What I wanted to do is to perform a 'Diff' on 2 XML documents and determine whether or not they are the same document (regardless of whitespace or child element ordering).
In JAVA, I came across XmlUnit. This piece of software is excellent for determining whether or not 2 separate XML documents are equal.
In Perl, I came across XML-SemanticDiff. I thought it was great until I re-ordered the elements in one of my documents. Then this module wasn't so great anymore.
Since I really needed a piece of software equivalent to XmlUnit in Perl, I decided to create my own module and to call it XML-SemanticCompare.

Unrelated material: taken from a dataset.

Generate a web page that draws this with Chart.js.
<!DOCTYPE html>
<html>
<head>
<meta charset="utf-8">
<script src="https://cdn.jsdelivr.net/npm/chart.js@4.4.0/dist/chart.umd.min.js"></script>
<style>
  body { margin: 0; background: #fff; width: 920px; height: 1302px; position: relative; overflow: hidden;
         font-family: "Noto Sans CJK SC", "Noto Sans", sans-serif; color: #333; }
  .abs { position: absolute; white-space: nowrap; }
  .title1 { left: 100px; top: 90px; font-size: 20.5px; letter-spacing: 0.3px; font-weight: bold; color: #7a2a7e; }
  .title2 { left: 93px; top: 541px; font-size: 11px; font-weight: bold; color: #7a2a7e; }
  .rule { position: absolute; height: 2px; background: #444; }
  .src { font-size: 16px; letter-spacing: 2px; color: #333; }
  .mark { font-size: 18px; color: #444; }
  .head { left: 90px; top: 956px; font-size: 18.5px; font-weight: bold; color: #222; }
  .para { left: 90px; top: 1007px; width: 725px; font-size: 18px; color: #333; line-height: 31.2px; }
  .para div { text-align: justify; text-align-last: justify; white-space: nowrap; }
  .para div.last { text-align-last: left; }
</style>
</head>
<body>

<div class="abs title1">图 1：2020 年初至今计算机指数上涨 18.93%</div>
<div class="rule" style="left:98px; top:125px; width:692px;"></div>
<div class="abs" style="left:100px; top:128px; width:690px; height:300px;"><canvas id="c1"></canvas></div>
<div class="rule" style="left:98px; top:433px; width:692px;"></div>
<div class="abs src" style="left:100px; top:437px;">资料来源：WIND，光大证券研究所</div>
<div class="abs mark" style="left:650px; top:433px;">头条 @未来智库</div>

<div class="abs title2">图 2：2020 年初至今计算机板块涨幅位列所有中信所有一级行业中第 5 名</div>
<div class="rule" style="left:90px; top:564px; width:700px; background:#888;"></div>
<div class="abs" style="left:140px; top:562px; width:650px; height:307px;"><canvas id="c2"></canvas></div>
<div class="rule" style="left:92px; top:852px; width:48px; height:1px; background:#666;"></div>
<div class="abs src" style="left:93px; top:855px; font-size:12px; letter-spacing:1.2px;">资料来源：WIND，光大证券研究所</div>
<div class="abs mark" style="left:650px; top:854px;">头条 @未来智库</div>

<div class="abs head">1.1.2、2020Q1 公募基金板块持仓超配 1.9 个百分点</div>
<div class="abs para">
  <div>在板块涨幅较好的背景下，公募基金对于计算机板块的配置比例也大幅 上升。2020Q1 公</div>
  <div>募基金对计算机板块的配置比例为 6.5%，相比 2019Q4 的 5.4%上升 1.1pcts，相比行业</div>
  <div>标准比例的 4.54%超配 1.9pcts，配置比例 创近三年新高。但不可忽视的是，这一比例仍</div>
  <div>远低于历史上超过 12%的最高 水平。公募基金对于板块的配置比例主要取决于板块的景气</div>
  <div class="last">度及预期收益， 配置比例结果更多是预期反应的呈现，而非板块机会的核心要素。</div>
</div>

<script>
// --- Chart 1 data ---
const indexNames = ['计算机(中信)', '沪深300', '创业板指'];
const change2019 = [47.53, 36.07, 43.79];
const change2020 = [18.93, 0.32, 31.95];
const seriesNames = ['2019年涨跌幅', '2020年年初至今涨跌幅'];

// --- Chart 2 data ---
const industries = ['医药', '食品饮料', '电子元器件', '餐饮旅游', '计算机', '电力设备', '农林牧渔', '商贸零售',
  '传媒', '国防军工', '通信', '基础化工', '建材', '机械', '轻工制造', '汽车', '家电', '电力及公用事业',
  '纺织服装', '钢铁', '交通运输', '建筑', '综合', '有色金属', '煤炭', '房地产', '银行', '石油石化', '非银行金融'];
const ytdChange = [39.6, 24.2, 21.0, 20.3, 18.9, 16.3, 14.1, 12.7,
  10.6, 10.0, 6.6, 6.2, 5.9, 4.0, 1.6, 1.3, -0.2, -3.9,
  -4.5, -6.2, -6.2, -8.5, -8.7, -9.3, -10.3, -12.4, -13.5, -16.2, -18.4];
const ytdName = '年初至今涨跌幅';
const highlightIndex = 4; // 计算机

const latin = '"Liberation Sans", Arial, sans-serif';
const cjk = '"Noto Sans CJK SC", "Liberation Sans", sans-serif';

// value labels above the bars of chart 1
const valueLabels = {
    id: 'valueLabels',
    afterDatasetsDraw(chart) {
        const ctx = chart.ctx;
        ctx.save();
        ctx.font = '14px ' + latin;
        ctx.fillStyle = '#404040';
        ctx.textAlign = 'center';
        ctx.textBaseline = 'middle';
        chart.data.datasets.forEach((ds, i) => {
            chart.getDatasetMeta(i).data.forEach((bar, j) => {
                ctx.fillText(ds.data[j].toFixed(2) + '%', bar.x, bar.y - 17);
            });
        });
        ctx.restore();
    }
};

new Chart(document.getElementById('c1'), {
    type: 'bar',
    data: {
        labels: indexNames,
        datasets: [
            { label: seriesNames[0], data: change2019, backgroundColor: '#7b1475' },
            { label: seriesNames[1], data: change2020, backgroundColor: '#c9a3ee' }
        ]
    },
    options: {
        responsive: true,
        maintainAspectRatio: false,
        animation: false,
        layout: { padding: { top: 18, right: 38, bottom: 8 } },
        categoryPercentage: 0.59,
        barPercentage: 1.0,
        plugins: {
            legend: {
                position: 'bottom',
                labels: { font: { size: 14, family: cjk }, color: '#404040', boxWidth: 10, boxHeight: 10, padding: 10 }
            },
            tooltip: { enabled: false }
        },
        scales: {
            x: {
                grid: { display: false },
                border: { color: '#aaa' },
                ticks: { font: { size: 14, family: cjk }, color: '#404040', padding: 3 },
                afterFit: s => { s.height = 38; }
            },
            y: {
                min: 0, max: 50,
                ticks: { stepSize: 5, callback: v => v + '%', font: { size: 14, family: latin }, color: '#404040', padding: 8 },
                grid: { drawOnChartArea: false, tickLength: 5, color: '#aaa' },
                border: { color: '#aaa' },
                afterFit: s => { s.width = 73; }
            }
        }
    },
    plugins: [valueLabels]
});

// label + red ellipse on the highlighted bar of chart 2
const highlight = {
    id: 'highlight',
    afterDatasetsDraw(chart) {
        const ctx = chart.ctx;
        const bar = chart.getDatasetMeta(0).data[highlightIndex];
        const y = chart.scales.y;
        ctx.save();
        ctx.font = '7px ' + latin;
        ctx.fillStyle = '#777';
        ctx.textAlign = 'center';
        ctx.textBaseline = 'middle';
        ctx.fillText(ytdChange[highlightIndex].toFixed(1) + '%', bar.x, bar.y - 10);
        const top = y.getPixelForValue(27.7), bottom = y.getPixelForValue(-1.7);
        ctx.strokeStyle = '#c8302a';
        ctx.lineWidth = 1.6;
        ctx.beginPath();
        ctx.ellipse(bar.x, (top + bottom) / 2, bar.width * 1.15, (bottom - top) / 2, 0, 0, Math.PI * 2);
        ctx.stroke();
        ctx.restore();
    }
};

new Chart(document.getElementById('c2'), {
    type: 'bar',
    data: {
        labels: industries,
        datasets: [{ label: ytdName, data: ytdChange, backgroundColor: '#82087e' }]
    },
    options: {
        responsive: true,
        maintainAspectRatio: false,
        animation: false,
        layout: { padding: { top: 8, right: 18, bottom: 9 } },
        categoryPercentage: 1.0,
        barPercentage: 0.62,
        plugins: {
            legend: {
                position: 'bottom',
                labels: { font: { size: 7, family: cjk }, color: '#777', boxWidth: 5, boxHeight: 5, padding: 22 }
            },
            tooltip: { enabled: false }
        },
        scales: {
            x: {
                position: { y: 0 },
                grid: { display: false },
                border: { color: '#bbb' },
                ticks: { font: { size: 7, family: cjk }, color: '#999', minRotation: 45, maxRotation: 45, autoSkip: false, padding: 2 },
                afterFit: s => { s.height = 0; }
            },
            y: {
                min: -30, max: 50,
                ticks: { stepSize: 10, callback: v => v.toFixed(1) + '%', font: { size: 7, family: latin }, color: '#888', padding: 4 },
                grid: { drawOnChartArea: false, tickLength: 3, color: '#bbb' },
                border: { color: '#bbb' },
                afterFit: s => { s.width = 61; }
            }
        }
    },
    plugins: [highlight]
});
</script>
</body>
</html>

This new module really does perform a semantic diff on XML documents:
- Child element re-ordering doesn't result in false negatives.
- Whitespace is trimmed from text by default when comparing text and attribute values [can be turned off].
- Attributes can be ignored [turned off by default].
Using the module is extremely straightforward:
use XML::SemanticCompare;
my $x = XML::SemanticCompare->new;
# compare 2 different files
my $isSame = $x->compare($control_xml, $test_xml);
# are they the same
print "XML matches!\n"
if $isSame;
print "XML files are semantically different!\n"
unless $isSame;
# get the diffs
my $diffs_arrayref = $x->diff($control_xml, $test_xml);
# test xpath statement against XML
my $success = $x->test_xpath($xpath, $test_xml);
print "xpath success!\n" if $success;
The only downside to this piece of software is that it isn't very efficient (although, it isn't terribly inefficient either).
If you find yourself trying to compare XML documents DOM trees for equality and you are using Perl, please check out XML-SemanticCompare. If you can make the code more robust and efficient, please do!